» Work instructions: Print the lines from the one that contains "Write a Python" to the one that contains "0.284, 0.288, 0.292, 0.296, 0.300]", inclusive, exactly as they appear, and please drop any pictures.

Figure scripts:

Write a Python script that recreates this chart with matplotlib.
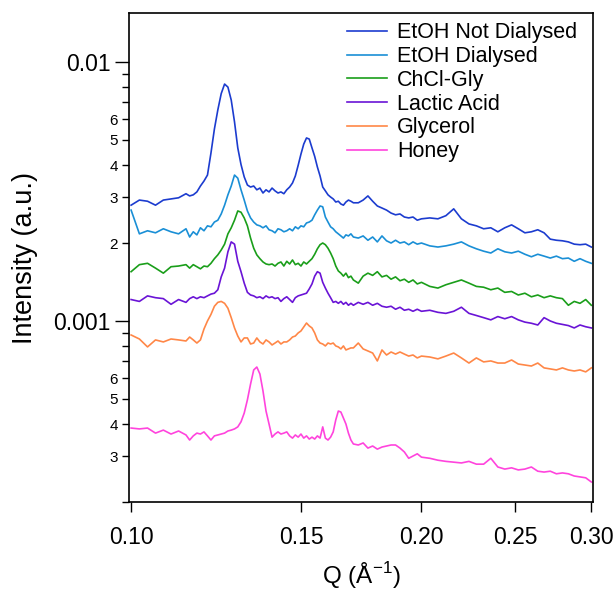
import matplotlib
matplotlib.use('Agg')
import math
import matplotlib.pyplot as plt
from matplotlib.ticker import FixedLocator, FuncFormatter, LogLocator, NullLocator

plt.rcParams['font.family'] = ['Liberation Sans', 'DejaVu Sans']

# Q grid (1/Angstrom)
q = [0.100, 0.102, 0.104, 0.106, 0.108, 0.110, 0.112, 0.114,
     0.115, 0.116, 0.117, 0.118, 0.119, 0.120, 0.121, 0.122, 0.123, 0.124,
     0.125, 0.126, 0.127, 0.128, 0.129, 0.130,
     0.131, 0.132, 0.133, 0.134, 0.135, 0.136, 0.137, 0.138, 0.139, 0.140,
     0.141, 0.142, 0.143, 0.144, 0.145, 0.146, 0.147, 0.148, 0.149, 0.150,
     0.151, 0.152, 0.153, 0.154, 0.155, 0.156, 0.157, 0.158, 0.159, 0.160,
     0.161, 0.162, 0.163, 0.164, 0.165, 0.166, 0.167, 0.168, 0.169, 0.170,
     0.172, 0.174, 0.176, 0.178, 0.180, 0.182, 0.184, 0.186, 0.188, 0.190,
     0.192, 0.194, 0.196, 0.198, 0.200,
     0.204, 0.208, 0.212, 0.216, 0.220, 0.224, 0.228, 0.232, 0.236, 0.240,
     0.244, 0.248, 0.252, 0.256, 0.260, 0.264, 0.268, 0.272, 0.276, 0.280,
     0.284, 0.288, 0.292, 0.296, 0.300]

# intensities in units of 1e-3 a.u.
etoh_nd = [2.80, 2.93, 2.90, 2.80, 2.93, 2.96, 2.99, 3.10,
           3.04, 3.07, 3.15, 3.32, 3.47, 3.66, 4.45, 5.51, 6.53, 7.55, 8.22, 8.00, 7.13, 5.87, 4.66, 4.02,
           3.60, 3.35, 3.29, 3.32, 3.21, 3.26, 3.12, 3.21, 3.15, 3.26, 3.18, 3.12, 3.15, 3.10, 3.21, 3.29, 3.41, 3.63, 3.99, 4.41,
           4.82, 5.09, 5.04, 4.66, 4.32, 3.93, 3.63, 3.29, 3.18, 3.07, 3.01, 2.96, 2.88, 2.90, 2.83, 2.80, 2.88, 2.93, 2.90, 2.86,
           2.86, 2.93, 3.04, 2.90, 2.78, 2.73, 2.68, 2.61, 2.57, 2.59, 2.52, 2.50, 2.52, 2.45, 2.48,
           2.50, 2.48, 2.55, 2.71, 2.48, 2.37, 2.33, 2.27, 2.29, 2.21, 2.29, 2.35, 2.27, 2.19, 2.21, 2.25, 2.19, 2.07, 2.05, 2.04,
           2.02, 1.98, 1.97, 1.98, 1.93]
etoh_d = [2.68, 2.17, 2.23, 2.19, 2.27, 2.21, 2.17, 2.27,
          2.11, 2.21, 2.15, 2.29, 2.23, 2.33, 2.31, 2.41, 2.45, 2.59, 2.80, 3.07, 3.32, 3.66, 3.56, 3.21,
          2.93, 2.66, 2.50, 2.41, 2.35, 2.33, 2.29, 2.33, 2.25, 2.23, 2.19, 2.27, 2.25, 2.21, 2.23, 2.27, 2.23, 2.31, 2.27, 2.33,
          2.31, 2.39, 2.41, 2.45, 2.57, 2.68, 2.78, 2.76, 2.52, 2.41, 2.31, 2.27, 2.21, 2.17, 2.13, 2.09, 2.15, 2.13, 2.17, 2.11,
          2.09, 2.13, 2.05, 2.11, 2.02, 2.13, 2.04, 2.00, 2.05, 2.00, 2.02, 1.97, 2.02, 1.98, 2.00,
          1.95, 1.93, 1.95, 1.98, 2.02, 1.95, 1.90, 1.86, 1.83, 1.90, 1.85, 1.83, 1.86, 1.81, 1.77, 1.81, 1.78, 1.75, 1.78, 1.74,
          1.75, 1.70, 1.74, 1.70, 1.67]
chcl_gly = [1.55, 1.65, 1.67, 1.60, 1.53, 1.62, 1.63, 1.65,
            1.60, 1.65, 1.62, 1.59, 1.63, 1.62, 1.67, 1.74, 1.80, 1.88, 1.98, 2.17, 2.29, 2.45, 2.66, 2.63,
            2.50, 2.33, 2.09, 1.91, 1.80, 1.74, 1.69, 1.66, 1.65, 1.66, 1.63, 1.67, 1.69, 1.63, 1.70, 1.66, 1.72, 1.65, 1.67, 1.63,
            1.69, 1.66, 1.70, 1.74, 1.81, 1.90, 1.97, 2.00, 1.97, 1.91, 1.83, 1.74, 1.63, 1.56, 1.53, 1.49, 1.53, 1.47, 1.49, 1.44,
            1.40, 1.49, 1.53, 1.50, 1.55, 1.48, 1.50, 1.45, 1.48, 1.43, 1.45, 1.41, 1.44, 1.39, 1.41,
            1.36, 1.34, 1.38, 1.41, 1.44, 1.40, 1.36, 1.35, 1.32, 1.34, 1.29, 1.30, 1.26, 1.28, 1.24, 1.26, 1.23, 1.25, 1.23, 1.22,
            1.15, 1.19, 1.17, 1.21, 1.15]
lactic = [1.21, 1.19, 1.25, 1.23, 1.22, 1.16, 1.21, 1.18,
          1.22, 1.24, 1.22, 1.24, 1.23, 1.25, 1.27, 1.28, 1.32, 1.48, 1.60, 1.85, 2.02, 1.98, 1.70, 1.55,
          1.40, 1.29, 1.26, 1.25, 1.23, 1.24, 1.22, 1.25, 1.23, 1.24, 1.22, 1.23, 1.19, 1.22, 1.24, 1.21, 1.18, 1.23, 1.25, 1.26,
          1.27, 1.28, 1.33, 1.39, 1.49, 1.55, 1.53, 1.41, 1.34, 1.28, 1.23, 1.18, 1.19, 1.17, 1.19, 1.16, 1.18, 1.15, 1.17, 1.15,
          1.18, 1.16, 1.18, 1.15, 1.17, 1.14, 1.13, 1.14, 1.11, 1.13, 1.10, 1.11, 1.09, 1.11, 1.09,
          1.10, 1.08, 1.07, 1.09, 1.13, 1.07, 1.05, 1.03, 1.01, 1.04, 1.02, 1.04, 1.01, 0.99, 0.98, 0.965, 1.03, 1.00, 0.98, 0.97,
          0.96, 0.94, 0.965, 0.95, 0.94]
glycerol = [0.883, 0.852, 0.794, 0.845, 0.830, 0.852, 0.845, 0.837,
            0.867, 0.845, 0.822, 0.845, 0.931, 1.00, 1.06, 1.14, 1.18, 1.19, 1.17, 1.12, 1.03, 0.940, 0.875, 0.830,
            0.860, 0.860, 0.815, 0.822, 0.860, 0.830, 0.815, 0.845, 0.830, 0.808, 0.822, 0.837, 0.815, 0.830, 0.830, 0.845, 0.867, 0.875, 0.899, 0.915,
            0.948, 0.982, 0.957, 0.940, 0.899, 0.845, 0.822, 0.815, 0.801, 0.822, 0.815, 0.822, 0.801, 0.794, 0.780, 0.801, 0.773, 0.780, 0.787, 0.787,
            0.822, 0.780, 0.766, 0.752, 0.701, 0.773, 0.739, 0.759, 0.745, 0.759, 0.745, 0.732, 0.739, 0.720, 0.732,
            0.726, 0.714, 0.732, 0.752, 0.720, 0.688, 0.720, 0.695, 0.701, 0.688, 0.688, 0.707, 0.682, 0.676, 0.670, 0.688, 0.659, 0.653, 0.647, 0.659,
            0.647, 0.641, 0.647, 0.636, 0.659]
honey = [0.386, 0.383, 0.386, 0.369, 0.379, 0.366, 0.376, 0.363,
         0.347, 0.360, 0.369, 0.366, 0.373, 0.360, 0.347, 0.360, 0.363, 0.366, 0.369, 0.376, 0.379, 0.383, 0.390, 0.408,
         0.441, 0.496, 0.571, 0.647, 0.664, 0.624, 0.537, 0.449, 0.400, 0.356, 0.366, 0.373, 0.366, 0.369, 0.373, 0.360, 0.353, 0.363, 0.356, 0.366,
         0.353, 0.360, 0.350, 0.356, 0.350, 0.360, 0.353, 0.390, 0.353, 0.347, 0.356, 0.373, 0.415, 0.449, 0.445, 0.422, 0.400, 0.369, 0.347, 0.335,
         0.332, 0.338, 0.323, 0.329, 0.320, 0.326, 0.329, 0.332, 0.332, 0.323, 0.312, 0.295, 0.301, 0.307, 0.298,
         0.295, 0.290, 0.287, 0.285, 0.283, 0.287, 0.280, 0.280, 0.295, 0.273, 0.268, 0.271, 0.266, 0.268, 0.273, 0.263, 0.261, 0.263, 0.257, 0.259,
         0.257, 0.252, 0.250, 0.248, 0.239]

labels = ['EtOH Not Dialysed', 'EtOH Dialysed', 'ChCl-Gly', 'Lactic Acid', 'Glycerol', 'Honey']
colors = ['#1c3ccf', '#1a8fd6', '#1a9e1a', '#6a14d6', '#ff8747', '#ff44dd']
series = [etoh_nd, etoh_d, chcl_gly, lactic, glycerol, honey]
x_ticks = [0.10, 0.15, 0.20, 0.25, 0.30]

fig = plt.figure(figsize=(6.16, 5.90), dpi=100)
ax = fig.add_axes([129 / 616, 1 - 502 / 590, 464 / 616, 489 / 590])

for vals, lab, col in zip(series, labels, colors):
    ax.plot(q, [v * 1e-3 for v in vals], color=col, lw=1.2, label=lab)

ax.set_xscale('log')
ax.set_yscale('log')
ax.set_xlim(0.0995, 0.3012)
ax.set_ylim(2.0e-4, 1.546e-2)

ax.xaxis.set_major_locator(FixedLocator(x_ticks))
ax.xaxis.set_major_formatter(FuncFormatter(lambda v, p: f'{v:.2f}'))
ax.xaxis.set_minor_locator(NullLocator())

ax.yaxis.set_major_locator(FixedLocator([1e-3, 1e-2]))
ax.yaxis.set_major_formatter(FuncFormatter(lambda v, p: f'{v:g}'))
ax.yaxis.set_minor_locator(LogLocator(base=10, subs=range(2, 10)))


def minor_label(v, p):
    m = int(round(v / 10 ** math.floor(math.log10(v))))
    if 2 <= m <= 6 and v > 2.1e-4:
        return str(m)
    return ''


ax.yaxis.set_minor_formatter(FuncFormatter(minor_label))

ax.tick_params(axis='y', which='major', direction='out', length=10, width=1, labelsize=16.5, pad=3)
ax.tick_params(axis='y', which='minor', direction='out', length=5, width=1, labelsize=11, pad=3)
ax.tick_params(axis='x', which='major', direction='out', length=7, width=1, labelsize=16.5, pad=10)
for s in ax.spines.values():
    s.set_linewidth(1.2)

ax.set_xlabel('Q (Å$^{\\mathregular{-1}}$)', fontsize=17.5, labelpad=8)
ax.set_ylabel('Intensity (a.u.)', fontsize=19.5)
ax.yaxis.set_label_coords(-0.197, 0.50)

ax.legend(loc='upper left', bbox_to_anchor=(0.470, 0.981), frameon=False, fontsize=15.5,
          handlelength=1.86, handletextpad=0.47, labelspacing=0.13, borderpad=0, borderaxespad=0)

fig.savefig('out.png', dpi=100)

==

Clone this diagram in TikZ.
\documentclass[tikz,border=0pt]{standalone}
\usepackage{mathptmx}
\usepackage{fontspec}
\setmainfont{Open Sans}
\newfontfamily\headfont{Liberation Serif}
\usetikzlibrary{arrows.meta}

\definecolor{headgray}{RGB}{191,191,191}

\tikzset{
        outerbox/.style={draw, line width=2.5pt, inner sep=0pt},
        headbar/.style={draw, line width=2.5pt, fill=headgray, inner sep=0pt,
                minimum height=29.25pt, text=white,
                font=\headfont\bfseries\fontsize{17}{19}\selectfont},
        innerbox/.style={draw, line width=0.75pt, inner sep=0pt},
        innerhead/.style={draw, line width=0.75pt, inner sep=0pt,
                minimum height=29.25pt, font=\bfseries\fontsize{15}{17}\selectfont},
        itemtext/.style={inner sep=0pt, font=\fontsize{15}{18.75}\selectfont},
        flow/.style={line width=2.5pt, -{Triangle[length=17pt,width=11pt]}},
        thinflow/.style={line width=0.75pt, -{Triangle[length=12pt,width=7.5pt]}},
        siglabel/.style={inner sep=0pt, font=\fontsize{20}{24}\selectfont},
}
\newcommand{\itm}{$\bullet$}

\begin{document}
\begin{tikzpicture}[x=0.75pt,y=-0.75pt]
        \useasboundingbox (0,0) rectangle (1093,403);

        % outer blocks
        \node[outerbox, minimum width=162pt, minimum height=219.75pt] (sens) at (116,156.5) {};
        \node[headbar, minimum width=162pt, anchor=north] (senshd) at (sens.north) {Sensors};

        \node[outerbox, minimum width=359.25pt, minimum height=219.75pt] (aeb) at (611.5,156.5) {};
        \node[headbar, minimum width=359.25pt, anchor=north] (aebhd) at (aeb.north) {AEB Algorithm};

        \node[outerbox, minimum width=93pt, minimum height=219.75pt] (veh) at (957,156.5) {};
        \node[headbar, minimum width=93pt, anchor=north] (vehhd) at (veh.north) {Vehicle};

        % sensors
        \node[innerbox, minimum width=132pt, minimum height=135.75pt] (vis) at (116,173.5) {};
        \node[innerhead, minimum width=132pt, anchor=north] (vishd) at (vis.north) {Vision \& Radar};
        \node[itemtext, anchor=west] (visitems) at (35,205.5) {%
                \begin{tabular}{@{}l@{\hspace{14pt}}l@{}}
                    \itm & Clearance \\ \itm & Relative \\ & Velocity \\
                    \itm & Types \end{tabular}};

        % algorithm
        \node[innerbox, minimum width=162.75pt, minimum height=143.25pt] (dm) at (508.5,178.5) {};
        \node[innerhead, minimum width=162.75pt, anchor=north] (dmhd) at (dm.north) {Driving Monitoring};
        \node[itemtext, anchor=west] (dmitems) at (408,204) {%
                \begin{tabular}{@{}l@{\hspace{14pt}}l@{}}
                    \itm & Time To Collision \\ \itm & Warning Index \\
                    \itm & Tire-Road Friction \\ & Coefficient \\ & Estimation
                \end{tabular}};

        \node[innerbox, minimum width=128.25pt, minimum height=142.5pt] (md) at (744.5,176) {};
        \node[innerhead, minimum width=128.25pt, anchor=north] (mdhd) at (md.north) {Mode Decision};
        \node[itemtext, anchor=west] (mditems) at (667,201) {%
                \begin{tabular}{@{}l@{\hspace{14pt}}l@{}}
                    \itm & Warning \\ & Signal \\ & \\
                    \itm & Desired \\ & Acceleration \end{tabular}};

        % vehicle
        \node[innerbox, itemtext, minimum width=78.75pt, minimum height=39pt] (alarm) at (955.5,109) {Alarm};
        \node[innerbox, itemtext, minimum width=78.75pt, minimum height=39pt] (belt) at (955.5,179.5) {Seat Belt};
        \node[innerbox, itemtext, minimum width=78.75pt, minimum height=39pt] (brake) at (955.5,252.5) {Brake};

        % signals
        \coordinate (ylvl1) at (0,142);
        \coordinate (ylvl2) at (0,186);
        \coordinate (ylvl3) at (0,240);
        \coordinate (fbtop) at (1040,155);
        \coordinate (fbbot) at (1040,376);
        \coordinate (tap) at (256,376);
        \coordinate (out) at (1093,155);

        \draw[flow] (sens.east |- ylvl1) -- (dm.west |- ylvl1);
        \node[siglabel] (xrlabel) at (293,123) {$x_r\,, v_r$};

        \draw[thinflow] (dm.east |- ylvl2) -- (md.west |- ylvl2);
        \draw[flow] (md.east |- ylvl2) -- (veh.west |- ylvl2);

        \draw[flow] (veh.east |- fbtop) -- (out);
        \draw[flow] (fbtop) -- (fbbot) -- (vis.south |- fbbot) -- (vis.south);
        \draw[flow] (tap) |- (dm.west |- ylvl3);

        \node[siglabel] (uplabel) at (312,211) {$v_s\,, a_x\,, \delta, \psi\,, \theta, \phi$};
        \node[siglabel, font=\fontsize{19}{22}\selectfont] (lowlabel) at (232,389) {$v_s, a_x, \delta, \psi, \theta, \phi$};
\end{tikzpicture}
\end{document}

» Response for this exercise:
Write a Python script that recreates this chart with matplotlib.
import matplotlib
matplotlib.use('Agg')
import math
import matplotlib.pyplot as plt
from matplotlib.ticker import FixedLocator, FuncFormatter, LogLocator, NullLocator

plt.rcParams['font.family'] = ['Liberation Sans', 'DejaVu Sans']

# Q grid (1/Angstrom)
q = [0.100, 0.102, 0.104, 0.106, 0.108, 0.110, 0.112, 0.114,
     0.115, 0.116, 0.117, 0.118, 0.119, 0.120, 0.121, 0.122, 0.123, 0.124,
     0.125, 0.126, 0.127, 0.128, 0.129, 0.130,
     0.131, 0.132, 0.133, 0.134, 0.135, 0.136, 0.137, 0.138, 0.139, 0.140,
     0.141, 0.142, 0.143, 0.144, 0.145, 0.146, 0.147, 0.148, 0.149, 0.150,
     0.151, 0.152, 0.153, 0.154, 0.155, 0.156, 0.157, 0.158, 0.159, 0.160,
     0.161, 0.162, 0.163, 0.164, 0.165, 0.166, 0.167, 0.168, 0.169, 0.170,
     0.172, 0.174, 0.176, 0.178, 0.180, 0.182, 0.184, 0.186, 0.188, 0.190,
     0.192, 0.194, 0.196, 0.198, 0.200,
     0.204, 0.208, 0.212, 0.216, 0.220, 0.224, 0.228, 0.232, 0.236, 0.240,
     0.244, 0.248, 0.252, 0.256, 0.260, 0.264, 0.268, 0.272, 0.276, 0.280,
     0.284, 0.288, 0.292, 0.296, 0.300]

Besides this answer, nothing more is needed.